In their first season at Barclays, 2015-16, the Islanders averaged 13,626 fans, then 13,101 in 2016-17, and 12,002 in 2017-18. That meant two seasons ranked third-to-last in the National Hockey League in attendance and, last season, dead last.

It was actually worse than the statistics suggest. A report to bond buyers revealed that the team actually averaged 11,200 gate count the first season.

This year, the downward trend continues; after six games, the Islanders are averaging only 10,484 fans per home game, according to ESPN, easily last in the league. The next-to-last team is at 12,846. True, Islanders' attendance typically picks up as the season goes on and the playoff race shapes up, but the fact that the Isles are leading their division hasn't driven fan attendance.
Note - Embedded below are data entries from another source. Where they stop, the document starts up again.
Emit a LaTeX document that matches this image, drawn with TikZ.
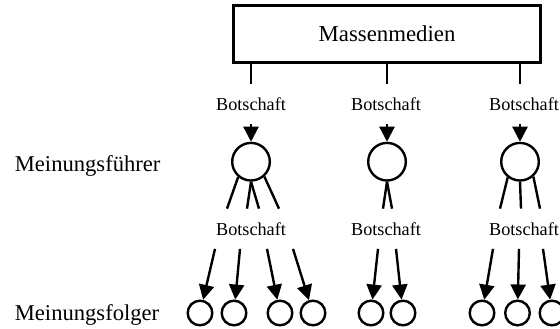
\documentclass[tikz,border=0pt]{standalone}
\usepackage{fontspec}
\setmainfont{Liberation Serif}
\usetikzlibrary{arrows.meta}
\usetikzlibrary{calc}

\begin{document}
\begin{tikzpicture}
	[x=0.5pt,y=-0.5pt,line width=1.2pt,
	 msg/.style={inner xsep=2pt,inner ysep=6.2pt,font=\fontsize{9.1}{11}\selectfont},
	 leader/.style={draw,circle,inner sep=0pt,minimum size=18.8pt},
	 follower/.style={draw,circle,inner sep=0pt,minimum size=12.3pt},
	 side/.style={anchor=base west,font=\fontsize{11.3}{13}\selectfont},
	 flow/.style={-{Triangle[length=7.5pt,width=7.5pt]}}];

	\useasboundingbox (0,0) rectangle (560,328);

	%Massenmedien
	\node[draw,line width=1.3pt,minimum width=153.7pt,minimum height=28.7pt,font=\fontsize{11.4}{13}\selectfont] (medien) at (387,34) {Massenmedien};

	%Meinungsfuehrer
	\node[leader] (m1) at (251,161.7) {};
	\node[leader] (m2) at (387,161.7) {};
	\node[leader] (m3) at (520,161.7) {};

	\node[msg] (b1) at (251,103.75) {Botschaft};
	\node[msg] (b2) at (386,103.75) {Botschaft};
	\node[msg] (b3) at (524,103.75) {Botschaft};

	\draw (medien.south -| m1) -- (b1.north -| m1);
	\draw (medien.south -| m2) -- (b2.north -| m2);
	\draw (medien.south -| m3) -- (b3.north -| m3);
	\draw[flow] (b1.south -| m1) -- (m1);
	\draw[flow] (b2.south -| m2) -- (m2);
	\draw[flow] (b3.south -| m3) -- (m3);

	%Meinungsfolger
	\node[msg] (b4) at (251,228.75) {Botschaft};
	\node[msg] (b5) at (386,228.75) {Botschaft};
	\node[msg] (b6) at (524,228.75) {Botschaft};

	\draw (m1.230) -- ($(b4.north)+(-24,0)$);
	\draw (m1.south) -- ($(b4.north)+(-4,0)$);
	\draw (m1.south) -- ($(b4.north)+(8,0)$);
	\draw (m1.-48) -- ($(b4.north)+(28,0)$);
	\draw (m2.south) -- ($(b5.north)+(-3,0)$);
	\draw (m2.south) -- ($(b5.north)+(6,0)$);
	\draw (m3.232) -- ($(b6.north)+(-24,0)$);
	\draw (m3.south) -- ($(b6.north)+(-3,0)$);
	\draw (m3.-48) -- ($(b6.north)+(16,0)$);

	\node[follower] (f1) at (200,313) {};
	\node[follower] (f2) at (234,313) {};
	\node[follower] (f3) at (280,313) {};
	\node[follower] (f4) at (313,313) {};
	\node[follower] (f5) at (371,313) {};
	\node[follower] (f6) at (403,313) {};
	\node[follower] (f7) at (482,313) {};
	\node[follower] (f8) at (517.5,313) {};
	\node[follower] (f9) at (552,313) {};

	\draw[flow] ($(b4.south)+(-36,0)$) -- (f1);
	\draw[flow] ($(b4.south)+(-11,0)$) -- (f2);
	\draw[flow] ($(b4.south)+(16,0)$) -- (f3);
	\draw[flow] ($(b4.south)+(42,0)$) -- (f4);
	\draw[flow] ($(b5.south)+(-8,0)$) -- (f5);
	\draw[flow] ($(b5.south)+(10,0)$) -- (f6);
	\draw[flow] ($(b6.south)+(-31,0)$) -- (f7);
	\draw[flow] ($(b6.south)+(-5,0)$) -- (f8);
	\draw[flow] ($(b6.south)+(19,0)$) -- (f9);

	%Ebenen
	\node[side] (fuehrer) at (7,171) {Meinungsführer};
	\node[side] (folger) at (7,320) {Meinungsfolger};
\end{tikzpicture}
\end{document}
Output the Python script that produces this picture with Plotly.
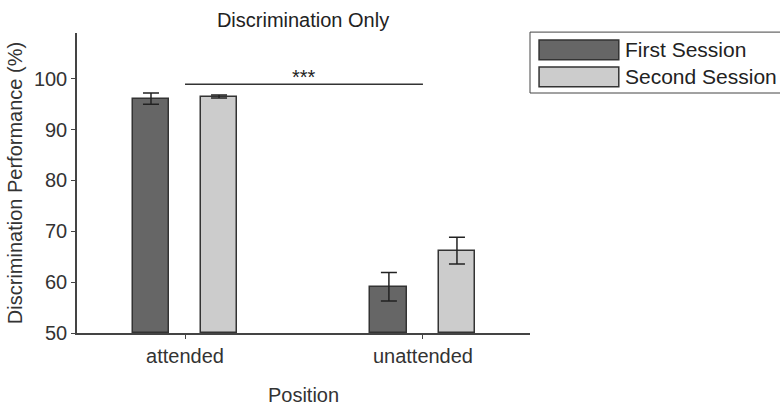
import plotly.graph_objects as go

positions = ["attended", "unattended"]
sessions = ["First Session", "Second Session"]
first_mean = [96.1, 59.1]
first_err = [1.1, 2.8]
second_mean = [96.5, 66.2]
second_err = [0.3, 2.65]
sig_y = 98.9
sig_label = "***"

colors = ["#666666", "#cccccc"]
edge = "#333333"
font = "Liberation Sans, Arial, sans-serif"
txt = "#333333"

cat_x = list(range(len(positions)))
offset = 0.143
bw = 0.155

fig = go.Figure()
for i, (means, errs) in enumerate([(first_mean, first_err), (second_mean, second_err)]):
    xs = [c + (-offset if i == 0 else offset) for c in cat_x]
    fig.add_trace(go.Bar(
        x=xs, y=[m - 50 for m in means], base=50, width=bw,
        name=sessions[i], showlegend=False,
        marker=dict(color=colors[i], line=dict(color=edge, width=1.5)),
        error_y=dict(type="data", array=errs, color="#222222", thickness=1.5, width=8),
    ))

# significance bracket between the two positions
fig.add_shape(type="line", x0=cat_x[0], x1=cat_x[1], y0=sig_y, y1=sig_y,
              line=dict(color="#333333", width=1.5))
fig.add_annotation(x=(cat_x[0] + cat_x[1]) / 2, y=sig_y, text=sig_label, showarrow=False,
                   yanchor="bottom", yshift=-6, font=dict(size=20, color="#222222", family=font))

# legend box drawn in paper space
fig.add_shape(type="rect", xref="paper", yref="paper", x0=1.0, x1=1.555, y0=0.80, y1=1.003,
              line=dict(color="#444444", width=1), fillcolor="white")
for i, s in enumerate(sessions):
    ytop = 0.977 - i * 0.09
    fig.add_shape(type="rect", xref="paper", yref="paper", x0=1.02, x1=1.196,
                  y0=ytop - 0.066, y1=ytop, fillcolor=colors[i], line=dict(color=edge, width=1.5))
    fig.add_annotation(xref="paper", yref="paper", x=1.205, y=ytop - 0.033, text=s,
                       showarrow=False, xanchor="left", yanchor="middle",
                       font=dict(size=21, color="#222222", family=font))

fig.update_layout(
    width=780, height=409,
    margin=dict(l=77, r=250, t=33, b=76),
    plot_bgcolor="white", paper_bgcolor="white",
    bargap=0,
    font=dict(family=font, color=txt, size=21),
    title=dict(text="Discrimination Only", x=0.3885, xanchor="center", y=0.95, yanchor="middle",
               font=dict(size=20, color="#222222", family=font)),
)
fig.update_xaxes(
    range=[-0.454, 1.45], tickvals=cat_x, ticktext=positions, automargin=False,
    showline=True, linecolor="#444444", linewidth=1.5, ticks="outside", ticklen=4,
    tickcolor="#444444", showgrid=False, zeroline=False,
    title=dict(text="Position", font=dict(size=20), standoff=22),
    tickfont=dict(size=20),
)
fig.update_yaxes(
    range=[50, 109], tickvals=[50, 60, 70, 80, 90, 100], automargin=False,
    showline=True, linecolor="#444444", linewidth=1.5, ticks="outside", ticklen=4,
    tickcolor="#444444", showgrid=False, zeroline=False,
    title=dict(text="Discrimination Performance (%)", font=dict(size=20), standoff=6),
    tickfont=dict(size=20),
)

fig.write_html("out.html")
This season's 21st home game in Nassau, on 2/28/19, was belatedly moved from Barclays for reasons not officially announced but surely to accommodate Long Island fan interest in former star John Tavares, arriving from Toronto. 

The first Nassau game is not until 12/1/18. After mid-February, all the games will be on Long Island. (Not sure about playoffs.)

The broader sentiment

The possible move to Nassau reflects not just Barclays sentiment but that of others, including Newsday sports columnist Neil Best, who wrote 11/3/18 after covering the the Islanders’ Alumni Weekend:
Former goalie Glenn “Chico” Resch compared Barclays Center, where the alumni were honored at the first intermission Saturday, to a temporary rental while waiting for one’s dream house to be completed.
Even before that, Newsday sports columnist Mark Hermann after the home opener wrote 10/7/18 Let's make this the last Islanders home opener in Brooklyn:
Everybody who has a say-so should ensure that the Islanders never begin another season in Brooklyn. Entire sections of empty seats behind the Honda, still preposterously parallel-parked just beyond the goal line, symbolized why the start of this season should mark the beginning of the end of the Islanders’ stay in Brooklyn.
Amend the contract. Change the percentage of games scheduled to be played on Atlantic Avenue from half to zero. It is what the players want, what the fans desperately want and even what Barclays Center executives want. Admit that this was a huge mistake — with one possible bright side (more on that in a minute) — and send the team home to Long Island, full-time and forever.
The upside, suggested Hermann, is that the Barclay Center's "sweetheart deal" might have helped the Islanders' new owners buy the team and thus put them on the path for the new arena.

Hermann's conclusion piles on the problems in Brooklyn:
That said, enough is enough. Enough of the limited-view seats. Enough of shivering on the railroad platform in Jamaica, enough of the off-center scoreboard, enough of the sketchy ice.
After Mathew Barzal said on Friday that the skating surface in Raleigh is “the worst ice in North America,” an Islanders teammate chuckled and told Newsday’s Andrew Gross, “He hasn’t played at Barclays in a while.”